Ja, das liegt (leider?) an der Drogenthematik und daran, wie Arno geschrieben ist. Ohne das Drogenvokabular wäre der Text nicht mehr authentisch, denke ich. Aber vom Hocker wird es niemanden hauen, das stimmt.

Ein letzter Punkt sind Klischees. Ich finde, da leistest du dir in diesem Text echt was. Ich würde das hier wahrscheinlich auch als größte Baustelle bezeichnen. Dass ist eigentlich etwas, was bei einem so guten Text wie diesem nicht mehr in dem Maße drin sein sollte. Damit meine ich zum Beispiel den Sprech des Spätibesitzers, der so, wie manche sich das vielleicht vorstellen, oder man es auch mal realiter gehört hat, in so gebrochenem Deutsch spricht. Das sind Dinge, die schon in der Realität so vorkommen; die aber gewisse gesellschaftlich relevante Klischees reproduzieren.
Das ist ein Punkt, für den mir vielleicht noch das Händchen fehlt. Ich bin mir nicht sicher, wo Authentizität endet und ein Klischee beginnt. So einen Spätibesitzer wie Ahmed kennen sicherlich viele aus ihrem Kiez, ich auch. Liebe Leute, mit denen plaudert man gerne, und ich habe versucht, Ahmed entsprechend sympathisch darzustellen. Dass einige von ihnen in gebrochenem Deutsch sprechen, ist ja tatsächlich so und für mich vollkommen wertungsfrei und irrelevant. In der Geschichte diente es mir nur dazu, die Szene lebendiger zu gestalten. Ob ich damit aber tatsächlich zu sehr in Klischees abgesunken bin, interessiert mich natürlich trotzdem. Vielleicht können da andere Leser auch etwas zu sagen.

Danke euch für die hilfreichen Kommentare & Viele Grüße,
Catington

 

Ich bin mir nicht sicher, wo Authentizität endet und ein Klischee beginnt. So einen Spätibesitzer wie Ahmed kennen sicherlich viele aus ihrem Kiez, ich auch. Liebe Leute, mit denen plaudert man gerne, und ich habe versucht, Ahmed entsprechend sympathisch darzustellen. Dass einige von ihnen in gebrochenem Deutsch sprechen, ist ja tatsächlich so und für mich vollkommen wertungsfrei und irrelevant

Ich denke, es ist wichtig, dass so klischeebehaftete Nebenrollen dann nicht bloß als Stichwortgeber oder für die allgemeine Atmosphäre im Text platziert werden. So wie viele Jahre und immer noch: männerdominierte Filme, in denen Frauen bloß als love interest auftauchen.

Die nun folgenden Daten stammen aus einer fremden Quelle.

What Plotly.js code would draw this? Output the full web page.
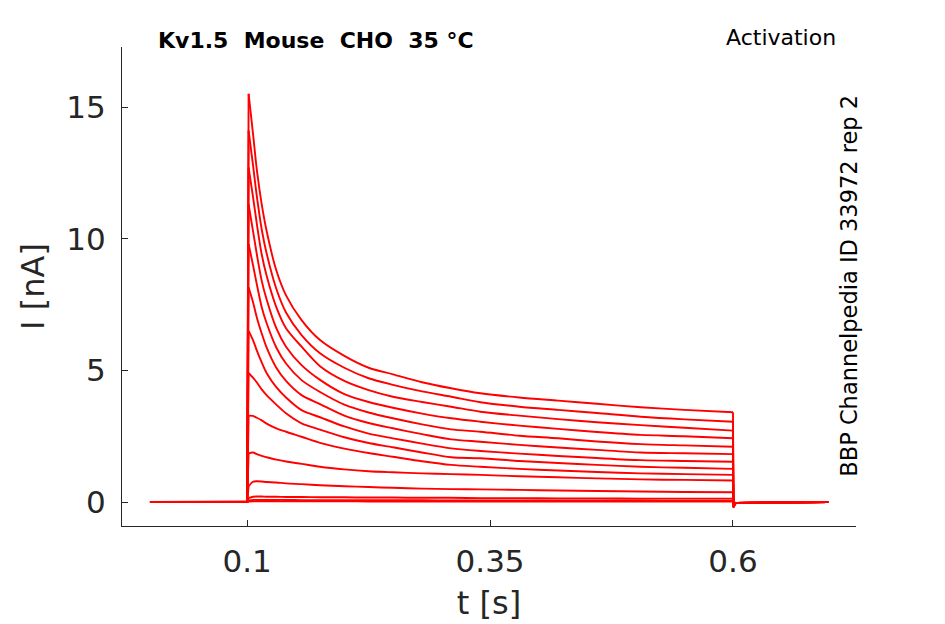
<!DOCTYPE html>
<html>
<head>
<meta charset="utf-8">
<script src="https://cdn.plot.ly/plotly-3.0.1.min.js"></script>
<style>
  html, body { margin: 0; padding: 0; background: #fff; }
  #chart { width: 945px; height: 624px; }
</style>
</head>
<body>
<div id="chart"></div>
<script>
// Kv1.5 activation sweeps, current in nA

// sample times during the 0.1 - 0.6 s step
const stepTimes = [0.1015, 0.106, 0.11, 0.115, 0.12, 0.13, 0.14, 0.156, 0.175, 0.2, 0.225,
                   0.25, 0.28, 0.31, 0.34, 0.38, 0.42, 0.46, 0.505, 0.55, 0.6];

const sweep01 = [15.5, 14.0, 12.6, 11.3, 10.3, 8.8, 7.85, 6.91, 6.15, 5.55, 5.1,
                 4.85, 4.55, 4.32, 4.13, 3.97, 3.85, 3.73, 3.6, 3.5, 3.41];
const sweep02 = [14.1, 12.8, 11.6, 10.35, 9.45, 8.1, 7.2, 6.34, 5.65, 5.1, 4.7,
                 4.45, 4.2, 4.0, 3.79, 3.62, 3.5, 3.38, 3.24, 3.14, 3.05];
const sweep03 = [12.7, 11.6, 10.55, 9.4, 8.6, 7.4, 6.6, 5.9, 5.16, 4.6, 4.25,
                 4.0, 3.8, 3.62, 3.43, 3.28, 3.15, 3.03, 2.92, 2.82, 2.71];
const sweep04 = [11.3, 10.3, 9.4, 8.4, 7.7, 6.6, 5.9, 5.2, 4.64, 4.1, 3.8,
                 3.58, 3.36, 3.18, 3.05, 2.9, 2.78, 2.66, 2.55, 2.5, 2.42];
const sweep05 = [9.8, 9.0, 8.26, 7.4, 6.8, 5.87, 5.26, 4.63, 4.18, 3.7, 3.4,
                 3.18, 2.95, 2.76, 2.67, 2.52, 2.42, 2.3, 2.2, 2.15, 2.1];
const sweep06 = [8.15, 7.6, 7.0, 6.4, 5.87, 5.1, 4.6, 4.06, 3.72, 3.28, 3.0,
                 2.8, 2.58, 2.38, 2.29, 2.17, 2.07, 1.98, 1.88, 1.85, 1.82];
const sweep07 = [6.5, 6.15, 5.75, 5.3, 4.9, 4.36, 3.97, 3.49, 3.22, 2.87, 2.6,
                 2.42, 2.22, 2.04, 1.94, 1.84, 1.75, 1.67, 1.59, 1.56, 1.53];
const sweep08 = [4.9, 4.72, 4.54, 4.28, 4.06, 3.7, 3.37, 2.99, 2.75, 2.46, 2.24,
                 2.08, 1.88, 1.7, 1.66, 1.56, 1.48, 1.41, 1.34, 1.3, 1.26];
const sweep09 = [3.28, 3.27, 3.2, 3.1, 2.98, 2.8, 2.67, 2.48, 2.25, 2.03, 1.86,
                 1.72, 1.55, 1.41, 1.34, 1.26, 1.2, 1.14, 1.09, 1.06, 1.03];
const sweep10 = [1.85, 1.88, 1.82, 1.75, 1.7, 1.61, 1.54, 1.45, 1.34, 1.24, 1.17,
                 1.13, 1.09, 1.06, 1.03, 0.98, 0.94, 0.9, 0.86, 0.84, 0.82];
const sweep11 = [0.6, 0.77, 0.79, 0.78, 0.76, 0.74, 0.71, 0.68, 0.64, 0.6, 0.57,
                 0.54, 0.51, 0.49, 0.48, 0.46, 0.44, 0.42, 0.4, 0.38, 0.37];
const sweep12 = [0.15, 0.2, 0.21, 0.21, 0.2, 0.2, 0.19, 0.19, 0.18, 0.18, 0.17,
                 0.17, 0.16, 0.16, 0.15, 0.15, 0.14, 0.14, 0.13, 0.13, 0.13];
const sweep13 = [0.06, 0.08, 0.08, 0.08, 0.08, 0.08, 0.08, 0.07, 0.07, 0.07, 0.07,
                 0.07, 0.07, 0.06, 0.06, 0.06, 0.06, 0.06, 0.06, 0.05, 0.05];
const sweep14 = [0.02, 0.03, 0.03, 0.03, 0.03, 0.03, 0.03, 0.03, 0.03, 0.03, 0.02,
                 0.02, 0.02, 0.02, 0.02, 0.02, 0.02, 0.02, 0.02, 0.02, 0.02];

// tail after the step (dip, settle)
const tailTimes = [0.6004, 0.603, 0.698];
const tailDip = [-0.22, -0.2, -0.18, -0.16, -0.15, -0.13, -0.12, -0.1, -0.09, -0.07, -0.05, -0.03, -0.02, -0.01];

const holdTimes = [0.0, 0.1];

const sweeps = [sweep01, sweep02, sweep03, sweep04, sweep05, sweep06, sweep07,
                sweep08, sweep09, sweep10, sweep11, sweep12, sweep13, sweep14];

const traces = [];
sweeps.forEach(function(vals, k) {
    // holding + step edge + tail as straight segments
    traces.push({
        x: holdTimes.concat([stepTimes[0]], [null], [0.6], tailTimes),
        y: [0, 0, vals[0], null, vals[vals.length - 1], tailDip[k], -0.03, 0],
        type: 'scatter', mode: 'lines',
        line: { color: '#ff0000', width: 1.9 },
        hoverinfo: 'skip', showlegend: false
    });
    // decay during the step, smoothed
    traces.push({
        x: stepTimes,
        y: vals,
        type: 'scatter', mode: 'lines',
        line: { color: '#ff0000', width: 1.9, shape: 'spline', smoothing: 0.8 },
        hoverinfo: 'skip', showlegend: false
    });
});

const axisColor = '#262626';
const font = 'DejaVu Sans, sans-serif';

const layout = {
    width: 945,
    height: 624,
    margin: { l: 122, r: 89, t: 47, b: 98 },
    paper_bgcolor: '#ffffff',
    plot_bgcolor: '#ffffff',
    font: { family: font, color: axisColor },
    xaxis: {
        range: [-0.0288, 0.7266],
        tickvals: [0.1, 0.35, 0.6],
        ticktext: ['0.1', '0.35', '0.6'],
        ticks: 'inside',
        ticklen: 6,
        tickcolor: axisColor,
        showline: true,
        linecolor: axisColor,
        linewidth: 1,
        showgrid: false,
        zeroline: false,
        ticklabelstandoff: 8,
        tickfont: { size: 31, family: font, color: axisColor },
        title: { text: 't [s]', font: { size: 32, family: font, color: axisColor }, standoff: 13 }
    },
    yaxis: {
        range: [-0.91, 17.28],
        tickvals: [0, 5, 10, 15],
        ticks: 'inside',
        ticklen: 6,
        tickcolor: axisColor,
        showline: true,
        linecolor: axisColor,
        linewidth: 1,
        showgrid: false,
        zeroline: false,
        ticklabelstandoff: 9,
        tickfont: { size: 31, family: font, color: axisColor },
        title: { text: 'I [nA]', font: { size: 32, family: font, color: axisColor }, standoff: 12 }
    },
    annotations: [
        {
            xref: 'paper', yref: 'paper', x: 0.047, y: 1.0146,
            xanchor: 'left', yanchor: 'middle', showarrow: false,
            text: '<b>Kv1.5\u00a0\u00a0Mouse\u00a0\u00a0CHO\u00a0\u00a035\u00a0°C</b>',
            font: { size: 22, family: font, color: '#000000' }
        },
        {
            xref: 'paper', yref: 'paper', x: 0.9755, y: 1.019,
            xanchor: 'right', yanchor: 'middle', showarrow: false,
            text: 'Activation',
            font: { size: 22, family: font, color: '#000000' }
        },
        {
            xref: 'paper', yref: 'paper', x: 0.990, y: 0.501,
            xanchor: 'center', yanchor: 'middle', showarrow: false,
            textangle: -90,
            text: 'BBP Channelpedia ID 33972 rep 2',
            font: { size: 22.5, family: font, color: '#000000' }
        }
    ]
};

Plotly.newPlot('chart', traces, layout, { displayModeBar: false, staticPlot: true });
</script>
</body>
</html>
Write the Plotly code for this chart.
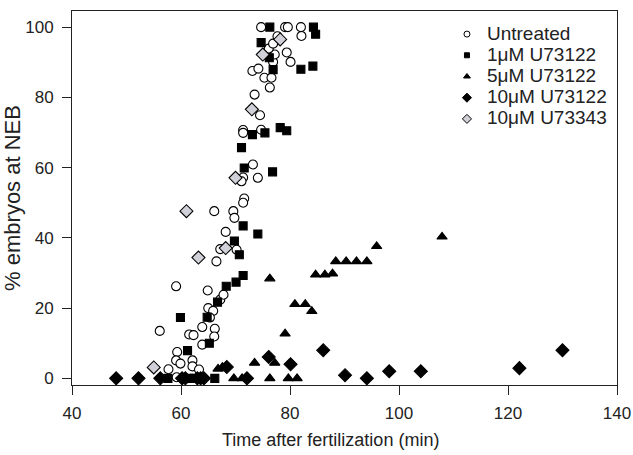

Ich denke, dass Klischees am häufigsten dort bemängelt werden, wo sie über Sprache die Realität beeinflussen. Frauenklischees, 'Migranten'klischees, ArmeLeuteKlischees nicht zuletzt Liebes- und Beziehungsklischees. Wahrscheinlich liegt das Problem darin, dass über die Beiläufigkeit, eben nicht die besondere Aufmerksamkeit, Stereotype reproduziert werden.

 

Danke für die Klarstellung.

nicht bloß als Stichwortgeber oder für die allgemeine Atmosphäre im Text platziert werden.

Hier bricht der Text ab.